▸ Requirement: Print the lines of the listing below verbatim from its first line through the line bearing "var globalMedian = 94.97;". Any pictures are to be omitted.

▸ Recorded information:
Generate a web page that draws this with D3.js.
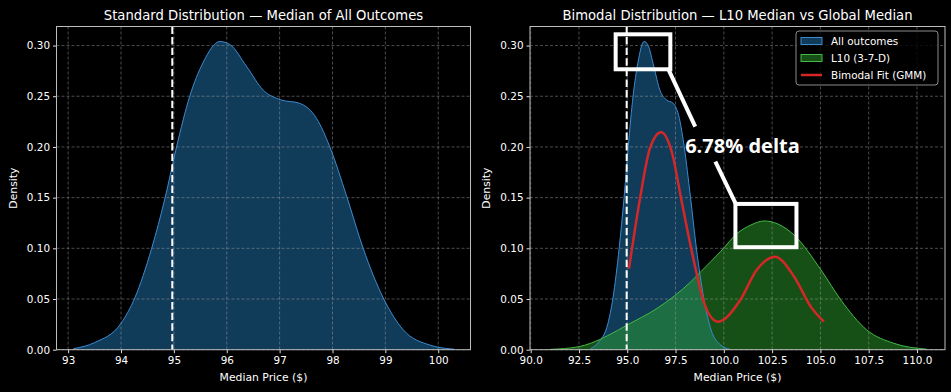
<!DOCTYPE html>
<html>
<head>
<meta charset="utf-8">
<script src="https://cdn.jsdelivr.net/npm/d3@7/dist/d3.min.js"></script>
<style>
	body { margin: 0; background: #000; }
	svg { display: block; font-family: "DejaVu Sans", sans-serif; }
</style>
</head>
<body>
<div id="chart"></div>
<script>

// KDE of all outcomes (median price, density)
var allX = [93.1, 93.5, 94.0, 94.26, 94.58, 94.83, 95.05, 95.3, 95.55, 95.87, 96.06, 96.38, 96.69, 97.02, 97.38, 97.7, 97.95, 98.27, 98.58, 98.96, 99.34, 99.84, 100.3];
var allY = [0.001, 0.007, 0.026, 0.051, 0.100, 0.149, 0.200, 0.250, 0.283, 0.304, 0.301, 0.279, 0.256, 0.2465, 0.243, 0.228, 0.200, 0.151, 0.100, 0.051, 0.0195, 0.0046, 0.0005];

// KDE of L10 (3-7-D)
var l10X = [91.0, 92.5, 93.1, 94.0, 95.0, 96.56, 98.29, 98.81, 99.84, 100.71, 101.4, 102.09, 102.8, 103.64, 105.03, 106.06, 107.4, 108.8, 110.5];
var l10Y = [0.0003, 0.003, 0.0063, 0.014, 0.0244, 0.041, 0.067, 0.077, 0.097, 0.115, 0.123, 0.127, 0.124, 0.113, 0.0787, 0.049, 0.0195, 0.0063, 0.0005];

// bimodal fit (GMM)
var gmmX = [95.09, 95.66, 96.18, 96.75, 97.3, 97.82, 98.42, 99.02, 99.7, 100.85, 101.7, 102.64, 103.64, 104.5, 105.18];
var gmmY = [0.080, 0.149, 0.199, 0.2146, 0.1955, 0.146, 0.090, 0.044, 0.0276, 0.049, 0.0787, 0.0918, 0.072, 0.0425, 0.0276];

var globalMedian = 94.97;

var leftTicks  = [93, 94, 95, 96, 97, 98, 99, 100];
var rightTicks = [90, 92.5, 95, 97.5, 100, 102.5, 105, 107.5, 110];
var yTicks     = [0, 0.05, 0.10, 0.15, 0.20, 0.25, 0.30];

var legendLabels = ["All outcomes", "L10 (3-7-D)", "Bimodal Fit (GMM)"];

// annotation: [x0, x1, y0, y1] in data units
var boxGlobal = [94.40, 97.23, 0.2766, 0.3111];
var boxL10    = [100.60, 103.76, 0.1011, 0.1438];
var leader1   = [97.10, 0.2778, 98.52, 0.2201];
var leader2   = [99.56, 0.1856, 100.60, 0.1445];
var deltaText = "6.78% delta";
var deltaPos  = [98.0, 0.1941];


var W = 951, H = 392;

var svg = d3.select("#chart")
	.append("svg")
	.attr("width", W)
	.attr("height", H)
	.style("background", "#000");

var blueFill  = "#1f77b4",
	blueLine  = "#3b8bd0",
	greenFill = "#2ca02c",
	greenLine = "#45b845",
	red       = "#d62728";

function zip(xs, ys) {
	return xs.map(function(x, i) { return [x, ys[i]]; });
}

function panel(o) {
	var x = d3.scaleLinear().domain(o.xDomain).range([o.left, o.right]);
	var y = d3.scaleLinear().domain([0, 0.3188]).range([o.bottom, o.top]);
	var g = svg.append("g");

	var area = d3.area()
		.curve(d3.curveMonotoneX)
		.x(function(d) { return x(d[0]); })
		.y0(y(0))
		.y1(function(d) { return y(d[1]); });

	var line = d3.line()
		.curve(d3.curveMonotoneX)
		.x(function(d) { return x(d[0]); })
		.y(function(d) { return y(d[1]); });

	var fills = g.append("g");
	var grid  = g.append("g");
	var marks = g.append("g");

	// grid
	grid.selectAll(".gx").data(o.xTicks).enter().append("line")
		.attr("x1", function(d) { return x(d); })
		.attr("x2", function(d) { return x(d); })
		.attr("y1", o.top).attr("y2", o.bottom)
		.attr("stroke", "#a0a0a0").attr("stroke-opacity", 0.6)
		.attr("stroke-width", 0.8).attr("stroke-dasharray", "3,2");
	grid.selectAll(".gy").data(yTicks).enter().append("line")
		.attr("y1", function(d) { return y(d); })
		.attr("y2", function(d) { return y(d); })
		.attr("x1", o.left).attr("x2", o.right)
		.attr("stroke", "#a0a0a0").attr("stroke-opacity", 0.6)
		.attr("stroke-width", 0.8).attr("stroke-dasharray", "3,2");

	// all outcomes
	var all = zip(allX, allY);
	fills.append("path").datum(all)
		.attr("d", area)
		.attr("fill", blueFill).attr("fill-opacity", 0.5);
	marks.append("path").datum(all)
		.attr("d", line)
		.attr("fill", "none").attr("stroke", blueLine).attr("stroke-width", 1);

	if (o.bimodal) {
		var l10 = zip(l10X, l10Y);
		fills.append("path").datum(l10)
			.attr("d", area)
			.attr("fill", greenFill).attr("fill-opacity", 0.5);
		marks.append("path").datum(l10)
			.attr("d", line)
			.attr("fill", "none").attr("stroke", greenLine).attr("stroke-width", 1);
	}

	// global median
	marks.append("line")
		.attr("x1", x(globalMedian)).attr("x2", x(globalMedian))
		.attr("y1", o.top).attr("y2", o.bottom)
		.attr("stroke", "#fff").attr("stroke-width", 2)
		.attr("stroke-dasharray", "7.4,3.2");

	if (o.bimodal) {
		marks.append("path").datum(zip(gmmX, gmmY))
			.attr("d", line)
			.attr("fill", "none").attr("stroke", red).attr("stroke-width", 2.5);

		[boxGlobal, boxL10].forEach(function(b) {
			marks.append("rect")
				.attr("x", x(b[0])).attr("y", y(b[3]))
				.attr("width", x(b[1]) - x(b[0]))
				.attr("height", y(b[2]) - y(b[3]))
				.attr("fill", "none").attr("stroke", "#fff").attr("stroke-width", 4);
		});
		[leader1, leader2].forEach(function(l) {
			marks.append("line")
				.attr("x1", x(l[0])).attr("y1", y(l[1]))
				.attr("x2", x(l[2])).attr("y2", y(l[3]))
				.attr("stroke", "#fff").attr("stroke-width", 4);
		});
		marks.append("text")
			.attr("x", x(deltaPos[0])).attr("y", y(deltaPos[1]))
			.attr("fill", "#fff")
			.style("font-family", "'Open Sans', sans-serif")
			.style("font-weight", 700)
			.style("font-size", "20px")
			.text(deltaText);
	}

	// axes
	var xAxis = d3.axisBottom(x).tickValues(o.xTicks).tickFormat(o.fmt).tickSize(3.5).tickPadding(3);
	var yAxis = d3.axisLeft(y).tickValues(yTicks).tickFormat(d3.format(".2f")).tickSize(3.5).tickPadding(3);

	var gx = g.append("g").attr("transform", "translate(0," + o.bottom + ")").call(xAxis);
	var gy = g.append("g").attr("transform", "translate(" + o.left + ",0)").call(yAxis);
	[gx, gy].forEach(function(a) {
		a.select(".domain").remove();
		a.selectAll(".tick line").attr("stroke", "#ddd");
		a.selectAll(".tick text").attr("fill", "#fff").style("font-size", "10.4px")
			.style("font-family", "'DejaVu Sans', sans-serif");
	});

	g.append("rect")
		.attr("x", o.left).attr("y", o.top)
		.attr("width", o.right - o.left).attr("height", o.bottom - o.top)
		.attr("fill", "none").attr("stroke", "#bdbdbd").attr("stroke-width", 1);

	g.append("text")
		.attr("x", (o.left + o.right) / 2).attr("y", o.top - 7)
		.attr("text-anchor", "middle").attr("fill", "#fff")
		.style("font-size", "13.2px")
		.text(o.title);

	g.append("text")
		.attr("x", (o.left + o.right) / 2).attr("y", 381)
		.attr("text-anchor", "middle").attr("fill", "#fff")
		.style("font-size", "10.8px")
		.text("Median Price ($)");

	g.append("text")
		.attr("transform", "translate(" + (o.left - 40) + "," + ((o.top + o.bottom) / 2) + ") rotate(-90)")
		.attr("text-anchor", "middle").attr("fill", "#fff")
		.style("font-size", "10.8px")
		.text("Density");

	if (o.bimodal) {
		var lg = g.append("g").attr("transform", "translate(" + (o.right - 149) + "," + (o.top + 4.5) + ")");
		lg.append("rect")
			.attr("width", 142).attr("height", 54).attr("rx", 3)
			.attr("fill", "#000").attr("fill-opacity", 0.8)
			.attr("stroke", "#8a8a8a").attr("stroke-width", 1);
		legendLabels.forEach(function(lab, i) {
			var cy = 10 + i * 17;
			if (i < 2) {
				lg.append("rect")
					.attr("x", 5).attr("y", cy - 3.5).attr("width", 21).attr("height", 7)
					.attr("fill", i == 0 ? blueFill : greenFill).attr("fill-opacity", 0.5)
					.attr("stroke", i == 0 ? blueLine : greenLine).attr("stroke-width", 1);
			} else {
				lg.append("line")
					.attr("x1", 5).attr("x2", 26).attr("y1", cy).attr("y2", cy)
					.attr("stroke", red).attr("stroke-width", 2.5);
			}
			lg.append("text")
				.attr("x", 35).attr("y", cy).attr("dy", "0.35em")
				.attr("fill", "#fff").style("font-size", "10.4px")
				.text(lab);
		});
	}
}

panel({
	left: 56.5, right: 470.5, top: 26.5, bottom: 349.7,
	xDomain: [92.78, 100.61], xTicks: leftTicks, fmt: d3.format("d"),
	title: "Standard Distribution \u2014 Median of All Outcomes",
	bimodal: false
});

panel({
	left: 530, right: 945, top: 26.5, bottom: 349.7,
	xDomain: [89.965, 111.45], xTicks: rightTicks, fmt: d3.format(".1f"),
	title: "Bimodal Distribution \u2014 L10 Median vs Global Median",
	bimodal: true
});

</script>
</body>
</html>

▸ Task response:
Generate a web page that draws this with D3.js.
<!DOCTYPE html>
<html>
<head>
<meta charset="utf-8">
<script src="https://cdn.jsdelivr.net/npm/d3@7/dist/d3.min.js"></script>
<style>
	body { margin: 0; background: #000; }
	svg { display: block; font-family: "DejaVu Sans", sans-serif; }
</style>
</head>
<body>
<div id="chart"></div>
<script>

// KDE of all outcomes (median price, density)
var allX = [93.1, 93.5, 94.0, 94.26, 94.58, 94.83, 95.05, 95.3, 95.55, 95.87, 96.06, 96.38, 96.69, 97.02, 97.38, 97.7, 97.95, 98.27, 98.58, 98.96, 99.34, 99.84, 100.3];
var allY = [0.001, 0.007, 0.026, 0.051, 0.100, 0.149, 0.200, 0.250, 0.283, 0.304, 0.301, 0.279, 0.256, 0.2465, 0.243, 0.228, 0.200, 0.151, 0.100, 0.051, 0.0195, 0.0046, 0.0005];

// KDE of L10 (3-7-D)
var l10X = [91.0, 92.5, 93.1, 94.0, 95.0, 96.56, 98.29, 98.81, 99.84, 100.71, 101.4, 102.09, 102.8, 103.64, 105.03, 106.06, 107.4, 108.8, 110.5];
var l10Y = [0.0003, 0.003, 0.0063, 0.014, 0.0244, 0.041, 0.067, 0.077, 0.097, 0.115, 0.123, 0.127, 0.124, 0.113, 0.0787, 0.049, 0.0195, 0.0063, 0.0005];

// bimodal fit (GMM)
var gmmX = [95.09, 95.66, 96.18, 96.75, 97.3, 97.82, 98.42, 99.02, 99.7, 100.85, 101.7, 102.64, 103.64, 104.5, 105.18];
var gmmY = [0.080, 0.149, 0.199, 0.2146, 0.1955, 0.146, 0.090, 0.044, 0.0276, 0.049, 0.0787, 0.0918, 0.072, 0.0425, 0.0276];

var globalMedian = 94.97;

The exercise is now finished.